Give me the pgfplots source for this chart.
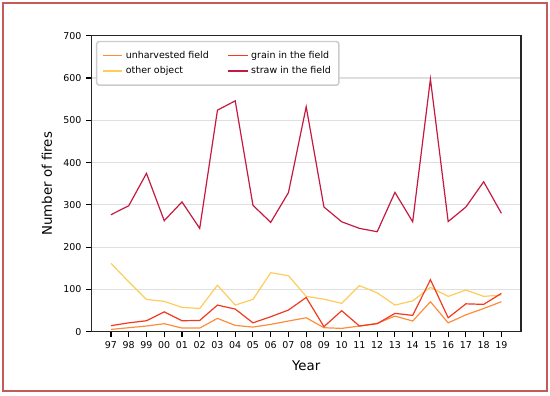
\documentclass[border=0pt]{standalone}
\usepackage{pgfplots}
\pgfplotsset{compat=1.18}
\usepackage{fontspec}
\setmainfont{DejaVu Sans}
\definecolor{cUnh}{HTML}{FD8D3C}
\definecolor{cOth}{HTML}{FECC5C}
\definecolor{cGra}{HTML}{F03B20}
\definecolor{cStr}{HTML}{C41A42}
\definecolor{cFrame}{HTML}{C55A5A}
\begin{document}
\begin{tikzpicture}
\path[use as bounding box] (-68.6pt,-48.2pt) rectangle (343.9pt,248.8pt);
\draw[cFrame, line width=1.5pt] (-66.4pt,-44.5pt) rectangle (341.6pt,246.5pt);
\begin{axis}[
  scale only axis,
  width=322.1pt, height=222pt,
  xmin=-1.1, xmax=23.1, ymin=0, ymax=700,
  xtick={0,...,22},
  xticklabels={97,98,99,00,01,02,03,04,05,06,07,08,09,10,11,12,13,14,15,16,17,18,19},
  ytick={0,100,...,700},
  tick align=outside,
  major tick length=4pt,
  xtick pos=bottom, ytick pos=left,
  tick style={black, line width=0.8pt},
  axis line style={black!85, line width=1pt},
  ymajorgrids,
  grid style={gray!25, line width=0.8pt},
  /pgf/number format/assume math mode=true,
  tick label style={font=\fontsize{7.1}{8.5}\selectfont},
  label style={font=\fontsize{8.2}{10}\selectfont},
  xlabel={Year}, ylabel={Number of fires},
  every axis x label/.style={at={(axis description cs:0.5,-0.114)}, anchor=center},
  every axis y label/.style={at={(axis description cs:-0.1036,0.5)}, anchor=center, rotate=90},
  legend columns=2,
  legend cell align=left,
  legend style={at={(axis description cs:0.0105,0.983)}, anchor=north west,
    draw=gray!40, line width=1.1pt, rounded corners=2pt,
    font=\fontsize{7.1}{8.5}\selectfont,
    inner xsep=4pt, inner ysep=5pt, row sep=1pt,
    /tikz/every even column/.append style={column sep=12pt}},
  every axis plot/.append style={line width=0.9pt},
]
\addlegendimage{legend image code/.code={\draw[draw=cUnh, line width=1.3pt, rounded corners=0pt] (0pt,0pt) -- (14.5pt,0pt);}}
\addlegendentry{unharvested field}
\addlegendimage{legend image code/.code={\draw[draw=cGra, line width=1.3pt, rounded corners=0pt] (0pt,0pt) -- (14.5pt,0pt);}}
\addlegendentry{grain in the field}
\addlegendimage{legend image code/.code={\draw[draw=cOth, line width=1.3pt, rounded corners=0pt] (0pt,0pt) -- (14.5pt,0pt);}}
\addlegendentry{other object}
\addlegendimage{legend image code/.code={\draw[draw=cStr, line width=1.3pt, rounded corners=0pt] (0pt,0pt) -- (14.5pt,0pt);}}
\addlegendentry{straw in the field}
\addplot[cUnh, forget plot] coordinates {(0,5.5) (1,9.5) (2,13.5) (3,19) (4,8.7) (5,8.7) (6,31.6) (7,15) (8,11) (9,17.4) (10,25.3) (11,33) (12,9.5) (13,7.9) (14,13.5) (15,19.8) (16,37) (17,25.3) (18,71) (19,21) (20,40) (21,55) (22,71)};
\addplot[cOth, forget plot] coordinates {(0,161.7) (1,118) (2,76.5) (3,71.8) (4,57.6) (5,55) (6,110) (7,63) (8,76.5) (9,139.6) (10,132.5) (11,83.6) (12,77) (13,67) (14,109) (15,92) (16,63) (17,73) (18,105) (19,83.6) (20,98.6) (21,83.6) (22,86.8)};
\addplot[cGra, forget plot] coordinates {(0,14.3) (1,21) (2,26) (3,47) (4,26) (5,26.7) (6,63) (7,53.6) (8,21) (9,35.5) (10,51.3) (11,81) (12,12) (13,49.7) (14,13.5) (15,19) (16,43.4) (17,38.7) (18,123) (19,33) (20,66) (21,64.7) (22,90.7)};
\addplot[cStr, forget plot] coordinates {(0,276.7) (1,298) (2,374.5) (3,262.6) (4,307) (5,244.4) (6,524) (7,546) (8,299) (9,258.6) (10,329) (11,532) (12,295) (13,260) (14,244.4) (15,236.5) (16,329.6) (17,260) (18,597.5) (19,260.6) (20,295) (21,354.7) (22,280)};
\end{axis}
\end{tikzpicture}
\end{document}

**Aim of the task:**
Set the data above down again exactly as given, with no pictures.

**Right answer:**
Give me the pgfplots source for this chart.
\documentclass[border=0pt]{standalone}
\usepackage{pgfplots}
\pgfplotsset{compat=1.18}
\usepackage{fontspec}
\setmainfont{DejaVu Sans}
\definecolor{cUnh}{HTML}{FD8D3C}
\definecolor{cOth}{HTML}{FECC5C}
\definecolor{cGra}{HTML}{F03B20}
\definecolor{cStr}{HTML}{C41A42}
\definecolor{cFrame}{HTML}{C55A5A}
\begin{document}
\begin{tikzpicture}
\path[use as bounding box] (-68.6pt,-48.2pt) rectangle (343.9pt,248.8pt);
\draw[cFrame, line width=1.5pt] (-66.4pt,-44.5pt) rectangle (341.6pt,246.5pt);
\begin{axis}[
  scale only axis,
  width=322.1pt, height=222pt,
  xmin=-1.1, xmax=23.1, ymin=0, ymax=700,
  xtick={0,...,22},
  xticklabels={97,98,99,00,01,02,03,04,05,06,07,08,09,10,11,12,13,14,15,16,17,18,19},
  ytick={0,100,...,700},
  tick align=outside,
  major tick length=4pt,
  xtick pos=bottom, ytick pos=left,
  tick style={black, line width=0.8pt},
  axis line style={black!85, line width=1pt},
  ymajorgrids,
  grid style={gray!25, line width=0.8pt},
  /pgf/number format/assume math mode=true,
  tick label style={font=\fontsize{7.1}{8.5}\selectfont},
  label style={font=\fontsize{8.2}{10}\selectfont},
  xlabel={Year}, ylabel={Number of fires},
  every axis x label/.style={at={(axis description cs:0.5,-0.114)}, anchor=center},
  every axis y label/.style={at={(axis description cs:-0.1036,0.5)}, anchor=center, rotate=90},
  legend columns=2,
  legend cell align=left,
  legend style={at={(axis description cs:0.0105,0.983)}, anchor=north west,
    draw=gray!40, line width=1.1pt, rounded corners=2pt,
    font=\fontsize{7.1}{8.5}\selectfont,
    inner xsep=4pt, inner ysep=5pt, row sep=1pt,
    /tikz/every even column/.append style={column sep=12pt}},
  every axis plot/.append style={line width=0.9pt},
]
\addlegendimage{legend image code/.code={\draw[draw=cUnh, line width=1.3pt, rounded corners=0pt] (0pt,0pt) -- (14.5pt,0pt);}}
\addlegendentry{unharvested field}
\addlegendimage{legend image code/.code={\draw[draw=cGra, line width=1.3pt, rounded corners=0pt] (0pt,0pt) -- (14.5pt,0pt);}}
\addlegendentry{grain in the field}
\addlegendimage{legend image code/.code={\draw[draw=cOth, line width=1.3pt, rounded corners=0pt] (0pt,0pt) -- (14.5pt,0pt);}}
\addlegendentry{other object}
\addlegendimage{legend image code/.code={\draw[draw=cStr, line width=1.3pt, rounded corners=0pt] (0pt,0pt) -- (14.5pt,0pt);}}
\addlegendentry{straw in the field}
\addplot[cUnh, forget plot] coordinates {(0,5.5) (1,9.5) (2,13.5) (3,19) (4,8.7) (5,8.7) (6,31.6) (7,15) (8,11) (9,17.4) (10,25.3) (11,33) (12,9.5) (13,7.9) (14,13.5) (15,19.8) (16,37) (17,25.3) (18,71) (19,21) (20,40) (21,55) (22,71)};
\addplot[cOth, forget plot] coordinates {(0,161.7) (1,118) (2,76.5) (3,71.8) (4,57.6) (5,55) (6,110) (7,63) (8,76.5) (9,139.6) (10,132.5) (11,83.6) (12,77) (13,67) (14,109) (15,92) (16,63) (17,73) (18,105) (19,83.6) (20,98.6) (21,83.6) (22,86.8)};
\addplot[cGra, forget plot] coordinates {(0,14.3) (1,21) (2,26) (3,47) (4,26) (5,26.7) (6,63) (7,53.6) (8,21) (9,35.5) (10,51.3) (11,81) (12,12) (13,49.7) (14,13.5) (15,19) (16,43.4) (17,38.7) (18,123) (19,33) (20,66) (21,64.7) (22,90.7)};
\addplot[cStr, forget plot] coordinates {(0,276.7) (1,298) (2,374.5) (3,262.6) (4,307) (5,244.4) (6,524) (7,546) (8,299) (9,258.6) (10,329) (11,532) (12,295) (13,260) (14,244.4) (15,236.5) (16,329.6) (17,260) (18,597.5) (19,260.6) (20,295) (21,354.7) (22,280)};
\end{axis}
\end{tikzpicture}
\end{document}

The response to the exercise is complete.